Ratings for Dr. Ian Weinroth
I have been a patient of Dr Weinroth’s for some time now and am indebted to him for his care and attention. He has gone above and beyond when I’ve needed it and provided levelling challenges when I’ve needed them. Not wanting to sound melodramatic but I’d likely be dead or in prison by now if it weren’t for his help.
This was the first psychiatrist that I've seen and it was a really bad experience. He was totally apathetic to my situation, and he would rush through our meetings. He would sometimes role his eyes, and he would often look at the clock as I was talking to him. He's plain rude, and he really needs to work on his social skills. On our last meeting, he was almost ignoring me, and I left feeling misunderstood, frustrated, and worst than before I saw him. I've seen another psychiatrist since and the experience was MUCH better. PS: He's always late for appointments and doesn't extend the appointment end time.
Dr. Weinroth's lack of social skills make him come across as rude and impatient. When greeting patients in the waiting area, he simply calls a name , turns his back ,and then walks back to his office. During the consultation, his abruptness, and unvarying tone of speech and facial expression give the impression that you're talking to a robot. He's seems very uncomfortable having to deal with people, and he struggles with thinking outside of a very narrow system when diagnosing and treating. The irony is that I was referred to Dr. Weinroth by an Autism Spectrum Disorder clinic...a clinic which Dr. Weinroth had contacted to send him ASD patients. Based on my multiple visits, his own ASD issues make him an unsuitable physician for those of us diagnosed as high functioners.
TERRIBLE PSYCHIATRIST! Dr. Weinroth misdiagnosed me as he had no piece of mind and nothing to say to me other then "uh huh" "hmm" "I don't understand" He seemed very incompetent and made me cry at one of our appointments because he was telling me that there was probably nothing wrong with me at all despite the years and years I have had depression and anxiety and continued to insult me and make me feel victimized and very insulted as well as uncomfortable. He gave me random medications which made me extremely I'll and the one that caused me to come very close to attempting suicide. Thank god I found a new psychiatrist
Dr. Weinroth was exactly what I expect from a professional in the psychiatry field. He was quick yet thorough. Helpful yet not warm and fuzzy. He assessed my situation, set up a framework for me and gave me a prescription. He wasn't one to hold my hand but that's not what I expected from him. That's what I go to my therapist for!!
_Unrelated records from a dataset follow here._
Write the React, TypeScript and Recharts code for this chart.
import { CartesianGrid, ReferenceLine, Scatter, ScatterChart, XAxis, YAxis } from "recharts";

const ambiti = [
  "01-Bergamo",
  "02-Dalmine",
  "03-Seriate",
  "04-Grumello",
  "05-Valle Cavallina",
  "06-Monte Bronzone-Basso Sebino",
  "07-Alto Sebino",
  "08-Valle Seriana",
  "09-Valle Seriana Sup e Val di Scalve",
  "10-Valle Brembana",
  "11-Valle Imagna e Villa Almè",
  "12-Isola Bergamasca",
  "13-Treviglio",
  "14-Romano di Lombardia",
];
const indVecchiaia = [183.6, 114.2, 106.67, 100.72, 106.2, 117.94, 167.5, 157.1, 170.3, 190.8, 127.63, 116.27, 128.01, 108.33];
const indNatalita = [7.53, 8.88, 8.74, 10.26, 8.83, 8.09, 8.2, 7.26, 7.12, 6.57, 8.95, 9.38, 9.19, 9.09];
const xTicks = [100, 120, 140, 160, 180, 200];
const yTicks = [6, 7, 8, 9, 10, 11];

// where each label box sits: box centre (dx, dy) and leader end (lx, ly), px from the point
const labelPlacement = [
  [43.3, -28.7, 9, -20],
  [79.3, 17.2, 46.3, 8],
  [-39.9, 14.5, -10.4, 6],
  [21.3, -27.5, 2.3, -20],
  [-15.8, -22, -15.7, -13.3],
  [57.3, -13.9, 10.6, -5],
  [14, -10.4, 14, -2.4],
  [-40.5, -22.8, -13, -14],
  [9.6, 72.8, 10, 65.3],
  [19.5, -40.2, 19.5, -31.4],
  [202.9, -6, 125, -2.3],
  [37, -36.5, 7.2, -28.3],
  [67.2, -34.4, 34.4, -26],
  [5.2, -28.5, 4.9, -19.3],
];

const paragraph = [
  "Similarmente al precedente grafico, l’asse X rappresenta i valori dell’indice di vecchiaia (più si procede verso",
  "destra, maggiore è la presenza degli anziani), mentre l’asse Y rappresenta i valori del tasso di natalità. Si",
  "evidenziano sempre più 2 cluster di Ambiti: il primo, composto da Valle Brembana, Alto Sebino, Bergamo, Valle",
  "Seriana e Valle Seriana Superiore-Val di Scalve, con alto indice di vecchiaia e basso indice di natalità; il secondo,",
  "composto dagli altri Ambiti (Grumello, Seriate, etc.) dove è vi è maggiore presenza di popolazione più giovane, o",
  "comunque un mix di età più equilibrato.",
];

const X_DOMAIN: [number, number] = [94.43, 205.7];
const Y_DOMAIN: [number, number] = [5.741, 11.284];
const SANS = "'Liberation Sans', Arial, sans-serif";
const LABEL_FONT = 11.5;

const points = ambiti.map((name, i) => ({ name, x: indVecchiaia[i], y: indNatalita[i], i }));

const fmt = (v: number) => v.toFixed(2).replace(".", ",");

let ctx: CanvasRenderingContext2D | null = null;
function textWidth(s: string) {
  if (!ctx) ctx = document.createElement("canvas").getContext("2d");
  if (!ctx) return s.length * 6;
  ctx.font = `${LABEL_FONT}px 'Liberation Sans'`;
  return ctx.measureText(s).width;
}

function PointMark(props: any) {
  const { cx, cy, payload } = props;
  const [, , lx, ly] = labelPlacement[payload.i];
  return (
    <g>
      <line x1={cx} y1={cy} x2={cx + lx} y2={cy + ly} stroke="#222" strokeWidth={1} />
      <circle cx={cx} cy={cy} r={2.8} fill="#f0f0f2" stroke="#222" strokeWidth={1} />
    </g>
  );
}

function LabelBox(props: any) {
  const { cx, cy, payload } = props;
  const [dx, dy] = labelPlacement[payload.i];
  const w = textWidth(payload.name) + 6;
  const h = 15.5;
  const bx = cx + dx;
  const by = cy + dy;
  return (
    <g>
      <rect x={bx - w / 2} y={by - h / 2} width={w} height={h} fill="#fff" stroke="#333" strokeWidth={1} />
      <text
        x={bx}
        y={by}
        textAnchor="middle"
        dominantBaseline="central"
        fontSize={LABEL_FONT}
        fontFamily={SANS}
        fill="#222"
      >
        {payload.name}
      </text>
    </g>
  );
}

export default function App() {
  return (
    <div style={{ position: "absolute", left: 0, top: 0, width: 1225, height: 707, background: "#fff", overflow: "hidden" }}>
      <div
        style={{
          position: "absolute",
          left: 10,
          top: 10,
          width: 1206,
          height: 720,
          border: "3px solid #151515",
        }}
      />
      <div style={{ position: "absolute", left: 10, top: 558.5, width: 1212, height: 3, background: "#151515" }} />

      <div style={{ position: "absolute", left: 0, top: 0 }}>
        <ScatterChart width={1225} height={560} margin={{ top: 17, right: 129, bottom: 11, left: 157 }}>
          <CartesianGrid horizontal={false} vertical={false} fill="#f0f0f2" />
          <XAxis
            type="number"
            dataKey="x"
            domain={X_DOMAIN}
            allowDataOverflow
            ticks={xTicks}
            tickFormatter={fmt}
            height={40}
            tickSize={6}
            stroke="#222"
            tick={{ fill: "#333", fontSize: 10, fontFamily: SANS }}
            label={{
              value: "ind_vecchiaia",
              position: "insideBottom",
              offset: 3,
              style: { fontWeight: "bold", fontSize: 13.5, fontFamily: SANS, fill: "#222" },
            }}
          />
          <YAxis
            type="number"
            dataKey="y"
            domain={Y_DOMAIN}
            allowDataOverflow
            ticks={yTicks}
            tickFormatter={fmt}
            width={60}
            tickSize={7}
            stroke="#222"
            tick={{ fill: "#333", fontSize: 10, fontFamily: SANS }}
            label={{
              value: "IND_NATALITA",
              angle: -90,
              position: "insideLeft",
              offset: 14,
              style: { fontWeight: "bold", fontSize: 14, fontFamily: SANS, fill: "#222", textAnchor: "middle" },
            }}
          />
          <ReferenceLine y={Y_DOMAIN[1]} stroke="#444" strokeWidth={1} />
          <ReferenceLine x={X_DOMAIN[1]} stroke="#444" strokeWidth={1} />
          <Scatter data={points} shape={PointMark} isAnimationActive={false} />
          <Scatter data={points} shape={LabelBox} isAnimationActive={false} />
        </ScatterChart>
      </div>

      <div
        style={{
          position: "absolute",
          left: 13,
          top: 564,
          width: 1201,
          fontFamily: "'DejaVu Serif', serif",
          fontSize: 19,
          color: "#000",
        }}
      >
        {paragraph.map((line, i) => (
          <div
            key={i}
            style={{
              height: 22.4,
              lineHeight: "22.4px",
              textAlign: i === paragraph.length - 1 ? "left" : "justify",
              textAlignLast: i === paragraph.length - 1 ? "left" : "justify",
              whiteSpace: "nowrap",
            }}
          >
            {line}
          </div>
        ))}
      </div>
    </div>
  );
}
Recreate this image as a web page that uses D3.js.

Being also a patient of Dr. Weinroth, I am feel compelled to weight in with some of my personal observations. First off, to judge whether or not a doctor is able or competent itself is subject matter that's highly subjective. Would you call someone a good doctor and award him a 5-star rating because he prescribed all the medicines you thought they should have, or just to be a patient as you are and surrender yourself to the care of the pros who have invested a minimum of 10-15 years to just be where they are. Regrettably, all too often, patients want to play doctor and reverse the roles---a dangerous proposition to be averted at all costs. As soon as a patient is starting calling the plays, without a doubt, the mice will play. Through my experience, I wouldn't mind the least bit about bad vibs directed at me although however seldom it happened. To Tell the truth on stack of bibles, I strive on those situations-like the old saying goes,"be rude to kind."
He's out of touch and if he ever did spend time in a Rehab Centre which having met him, I doubt. He should go back and spend 3 months in one, perhaps he would not be so self absorbed and indulgent. His attitudes and prejudgments are 20 years out of sync. with his own colleagues.